By Jim Milliot -- Publishers Weekly, 6/23/2009 5:44:00 AM

Creditors of Quebecor in both the U.S. and Canada have approved the printing giant’s reorganization plan, clearing the way for the company to emerge from bankruptcy in mid-July. The company reported that 86% of creditors in the U.S. approved the plan while 96% of Canadian creditors supported the plan. A joint confirmation hearing on the U.S. plan and the Canadian plan is scheduled for June 30 in the U.S. Bankruptcy Court for the Southern District of New York. Barring any last minute issues, Quebecor anticipates consummating both plans next month.  

When the company emerges from bankruptcy it will have a new board with Jacques Mallette, Quebecor’s chief executive, the only current director staying on the board. Among the new directors will be Mark Angelson, former CEO of R.R. Donnelley, who will be chairman. Joining Angelson will be Tom Ryder, former chairman and CEO of Reader's Digest, and Jack Kliger, former president and CEO of Hachette Filipacchi. Raymond Bromark, chairman of the audit committee of CA, Inc., and a retired senior partner of PricewaterhouseCoopers, also will be named to the board, along with turnaround specialist James Gaffney, printing industry veteran Michael Allen, Canadian lawyer and former senior officer of Alcan, Inc., David McAusland, and Gabriel de Alba, managing director and partner of Catalyst Capital Group of Toronto.

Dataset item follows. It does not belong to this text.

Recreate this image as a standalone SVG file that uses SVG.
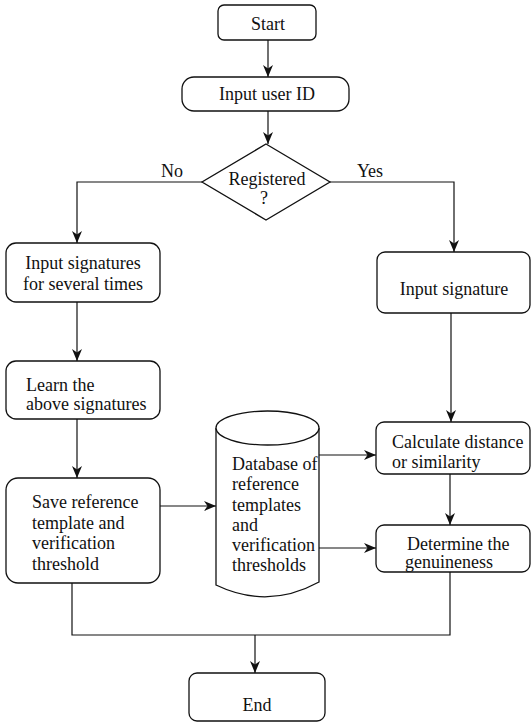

In announcing the new board, Quebecor signaled that it will be looking to make acquisitions. In appointing Angelson chairman, Quebecor noted that he was the “leading architect of the 2003-2007 printing industry consolidation.” A spokesman for the director designees added, "The highly fragmented printing industry must undergo further consolidation, and this company will be an important part of that process. We look forward to providing overall strategic guidance, best governance practices and oversight." The new board members will be seated after Quebecor emerges from bankruptcy.